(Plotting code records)
** start **

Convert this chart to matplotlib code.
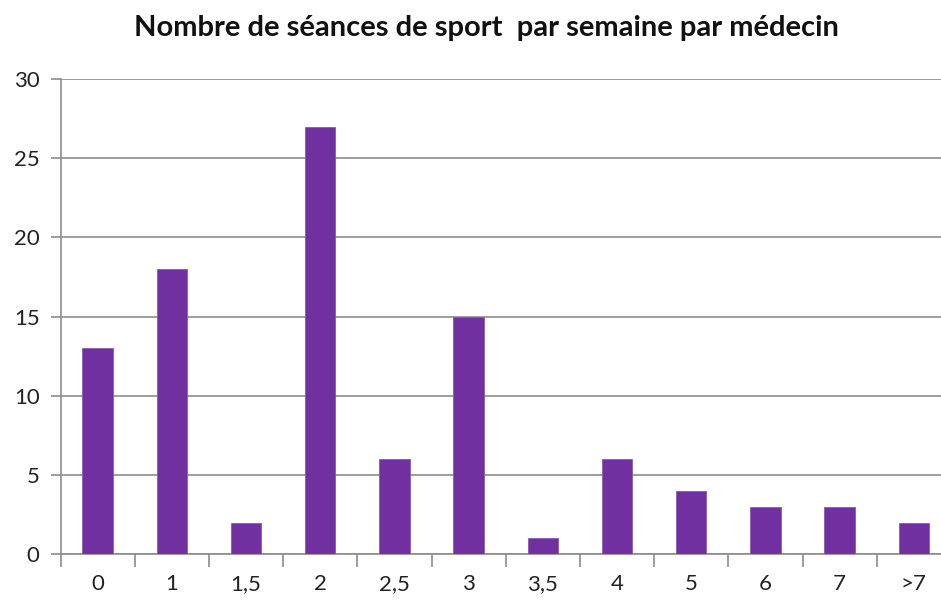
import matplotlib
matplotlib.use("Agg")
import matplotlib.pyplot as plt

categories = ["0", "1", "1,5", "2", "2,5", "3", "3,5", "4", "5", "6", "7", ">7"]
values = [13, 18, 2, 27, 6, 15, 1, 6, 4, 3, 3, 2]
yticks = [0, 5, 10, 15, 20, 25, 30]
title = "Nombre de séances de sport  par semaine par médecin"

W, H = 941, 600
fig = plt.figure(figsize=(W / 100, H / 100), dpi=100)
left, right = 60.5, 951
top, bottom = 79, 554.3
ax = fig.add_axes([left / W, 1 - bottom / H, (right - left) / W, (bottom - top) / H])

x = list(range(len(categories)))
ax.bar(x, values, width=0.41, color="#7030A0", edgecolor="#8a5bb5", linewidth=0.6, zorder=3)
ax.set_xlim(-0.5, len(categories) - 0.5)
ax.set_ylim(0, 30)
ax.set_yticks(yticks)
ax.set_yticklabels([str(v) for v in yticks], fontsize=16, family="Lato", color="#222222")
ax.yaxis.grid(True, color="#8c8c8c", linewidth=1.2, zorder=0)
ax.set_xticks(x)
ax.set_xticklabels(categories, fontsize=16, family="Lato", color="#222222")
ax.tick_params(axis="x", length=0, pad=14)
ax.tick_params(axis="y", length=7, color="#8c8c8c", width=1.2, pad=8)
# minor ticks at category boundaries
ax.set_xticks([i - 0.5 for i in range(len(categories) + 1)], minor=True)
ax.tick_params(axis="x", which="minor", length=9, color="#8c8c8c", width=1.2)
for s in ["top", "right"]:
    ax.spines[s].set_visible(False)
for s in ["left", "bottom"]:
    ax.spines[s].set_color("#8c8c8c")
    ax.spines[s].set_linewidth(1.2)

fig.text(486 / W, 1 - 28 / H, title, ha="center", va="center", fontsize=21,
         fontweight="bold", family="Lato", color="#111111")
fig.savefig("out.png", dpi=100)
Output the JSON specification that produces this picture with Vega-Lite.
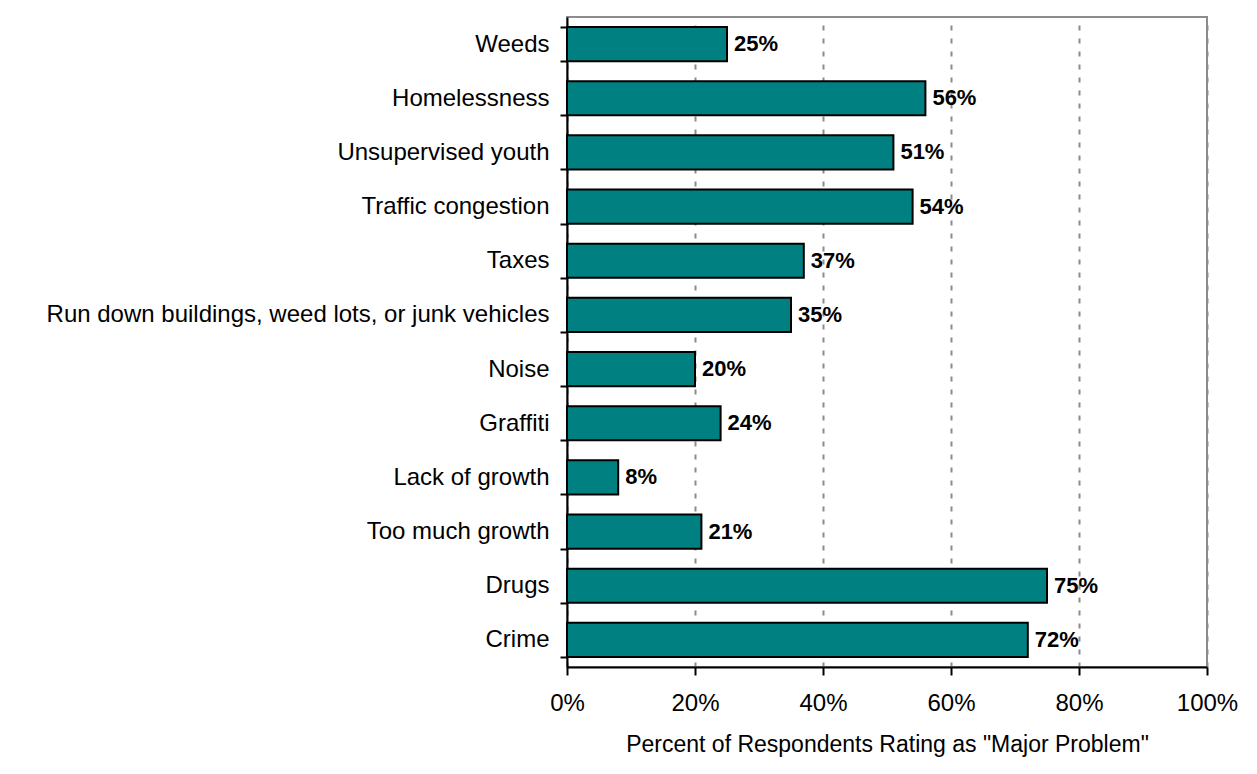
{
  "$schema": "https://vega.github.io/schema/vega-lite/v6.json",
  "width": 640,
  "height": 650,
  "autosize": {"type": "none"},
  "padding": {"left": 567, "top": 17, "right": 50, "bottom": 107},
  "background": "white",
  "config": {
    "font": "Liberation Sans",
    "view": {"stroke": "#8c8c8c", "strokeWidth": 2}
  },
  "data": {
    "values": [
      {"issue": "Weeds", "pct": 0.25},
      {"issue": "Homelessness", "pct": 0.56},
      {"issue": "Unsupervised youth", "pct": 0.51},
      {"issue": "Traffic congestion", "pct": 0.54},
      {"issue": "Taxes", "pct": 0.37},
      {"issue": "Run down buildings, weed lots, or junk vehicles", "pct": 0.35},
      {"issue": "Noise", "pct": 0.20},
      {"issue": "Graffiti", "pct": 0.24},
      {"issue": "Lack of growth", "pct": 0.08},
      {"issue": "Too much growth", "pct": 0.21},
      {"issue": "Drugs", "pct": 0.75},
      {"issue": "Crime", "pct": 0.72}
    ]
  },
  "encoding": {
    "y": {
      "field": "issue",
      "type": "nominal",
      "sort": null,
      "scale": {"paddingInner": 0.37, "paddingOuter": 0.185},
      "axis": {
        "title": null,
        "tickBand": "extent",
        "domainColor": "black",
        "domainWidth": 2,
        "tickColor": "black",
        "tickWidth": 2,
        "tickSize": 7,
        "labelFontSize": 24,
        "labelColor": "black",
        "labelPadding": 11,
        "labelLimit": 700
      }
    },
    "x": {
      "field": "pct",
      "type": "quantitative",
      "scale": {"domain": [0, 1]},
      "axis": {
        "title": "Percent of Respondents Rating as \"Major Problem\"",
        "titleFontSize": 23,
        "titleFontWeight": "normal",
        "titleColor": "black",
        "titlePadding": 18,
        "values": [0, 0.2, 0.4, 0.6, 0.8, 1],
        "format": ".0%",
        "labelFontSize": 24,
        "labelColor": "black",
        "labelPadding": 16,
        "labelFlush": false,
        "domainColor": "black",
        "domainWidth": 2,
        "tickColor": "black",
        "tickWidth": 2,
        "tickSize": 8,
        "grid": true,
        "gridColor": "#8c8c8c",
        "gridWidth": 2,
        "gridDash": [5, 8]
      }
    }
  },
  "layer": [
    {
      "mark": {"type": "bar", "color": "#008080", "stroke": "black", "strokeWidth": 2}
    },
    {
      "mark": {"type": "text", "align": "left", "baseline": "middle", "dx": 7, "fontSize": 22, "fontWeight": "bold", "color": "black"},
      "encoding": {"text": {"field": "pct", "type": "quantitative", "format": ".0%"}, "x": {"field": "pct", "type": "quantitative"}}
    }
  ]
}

** end **

Leave out the pictures, and give all the records again exactly.

◆ Task answer
Convert this chart to matplotlib code.
import matplotlib
matplotlib.use("Agg")
import matplotlib.pyplot as plt

categories = ["0", "1", "1,5", "2", "2,5", "3", "3,5", "4", "5", "6", "7", ">7"]
values = [13, 18, 2, 27, 6, 15, 1, 6, 4, 3, 3, 2]
yticks = [0, 5, 10, 15, 20, 25, 30]
title = "Nombre de séances de sport  par semaine par médecin"

W, H = 941, 600
fig = plt.figure(figsize=(W / 100, H / 100), dpi=100)
left, right = 60.5, 951
top, bottom = 79, 554.3
ax = fig.add_axes([left / W, 1 - bottom / H, (right - left) / W, (bottom - top) / H])

x = list(range(len(categories)))
ax.bar(x, values, width=0.41, color="#7030A0", edgecolor="#8a5bb5", linewidth=0.6, zorder=3)
ax.set_xlim(-0.5, len(categories) - 0.5)
ax.set_ylim(0, 30)
ax.set_yticks(yticks)
ax.set_yticklabels([str(v) for v in yticks], fontsize=16, family="Lato", color="#222222")
ax.yaxis.grid(True, color="#8c8c8c", linewidth=1.2, zorder=0)
ax.set_xticks(x)
ax.set_xticklabels(categories, fontsize=16, family="Lato", color="#222222")
ax.tick_params(axis="x", length=0, pad=14)
ax.tick_params(axis="y", length=7, color="#8c8c8c", width=1.2, pad=8)
# minor ticks at category boundaries
ax.set_xticks([i - 0.5 for i in range(len(categories) + 1)], minor=True)
ax.tick_params(axis="x", which="minor", length=9, color="#8c8c8c", width=1.2)
for s in ["top", "right"]:
    ax.spines[s].set_visible(False)
for s in ["left", "bottom"]:
    ax.spines[s].set_color("#8c8c8c")
    ax.spines[s].set_linewidth(1.2)

fig.text(486 / W, 1 - 28 / H, title, ha="center", va="center", fontsize=21,
         fontweight="bold", family="Lato", color="#111111")
fig.savefig("out.png", dpi=100)
Output the JSON specification that produces this picture with Vega-Lite.
{
  "$schema": "https://vega.github.io/schema/vega-lite/v6.json",
  "width": 640,
  "height": 650,
  "autosize": {"type": "none"},
  "padding": {"left": 567, "top": 17, "right": 50, "bottom": 107},
  "background": "white",
  "config": {
    "font": "Liberation Sans",
    "view": {"stroke": "#8c8c8c", "strokeWidth": 2}
  },
  "data": {
    "values": [
      {"issue": "Weeds", "pct": 0.25},
      {"issue": "Homelessness", "pct": 0.56},
      {"issue": "Unsupervised youth", "pct": 0.51},
      {"issue": "Traffic congestion", "pct": 0.54},
      {"issue": "Taxes", "pct": 0.37},
      {"issue": "Run down buildings, weed lots, or junk vehicles", "pct": 0.35},
      {"issue": "Noise", "pct": 0.20},
      {"issue": "Graffiti", "pct": 0.24},
      {"issue": "Lack of growth", "pct": 0.08},
      {"issue": "Too much growth", "pct": 0.21},
      {"issue": "Drugs", "pct": 0.75},
      {"issue": "Crime", "pct": 0.72}
    ]
  },
  "encoding": {
    "y": {
      "field": "issue",
      "type": "nominal",
      "sort": null,
      "scale": {"paddingInner": 0.37, "paddingOuter": 0.185},
      "axis": {
        "title": null,
        "tickBand": "extent",
        "domainColor": "black",
        "domainWidth": 2,
        "tickColor": "black",
        "tickWidth": 2,
        "tickSize": 7,
        "labelFontSize": 24,
        "labelColor": "black",
        "labelPadding": 11,
        "labelLimit": 700
      }
    },
    "x": {
      "field": "pct",
      "type": "quantitative",
      "scale": {"domain": [0, 1]},
      "axis": {
        "title": "Percent of Respondents Rating as \"Major Problem\"",
        "titleFontSize": 23,
        "titleFontWeight": "normal",
        "titleColor": "black",
        "titlePadding": 18,
        "values": [0, 0.2, 0.4, 0.6, 0.8, 1],
        "format": ".0%",
        "labelFontSize": 24,
        "labelColor": "black",
        "labelPadding": 16,
        "labelFlush": false,
        "domainColor": "black",
        "domainWidth": 2,
        "tickColor": "black",
        "tickWidth": 2,
        "tickSize": 8,
        "grid": true,
        "gridColor": "#8c8c8c",
        "gridWidth": 2,
        "gridDash": [5, 8]
      }
    }
  },
  "layer": [
    {
      "mark": {"type": "bar", "color": "#008080", "stroke": "black", "strokeWidth": 2}
    },
    {
      "mark": {"type": "text", "align": "left", "baseline": "middle", "dx": 7, "fontSize": 22, "fontWeight": "bold", "color": "black"},
      "encoding": {"text": {"field": "pct", "type": "quantitative", "format": ".0%"}, "x": {"field": "pct", "type": "quantitative"}}
    }
  ]
}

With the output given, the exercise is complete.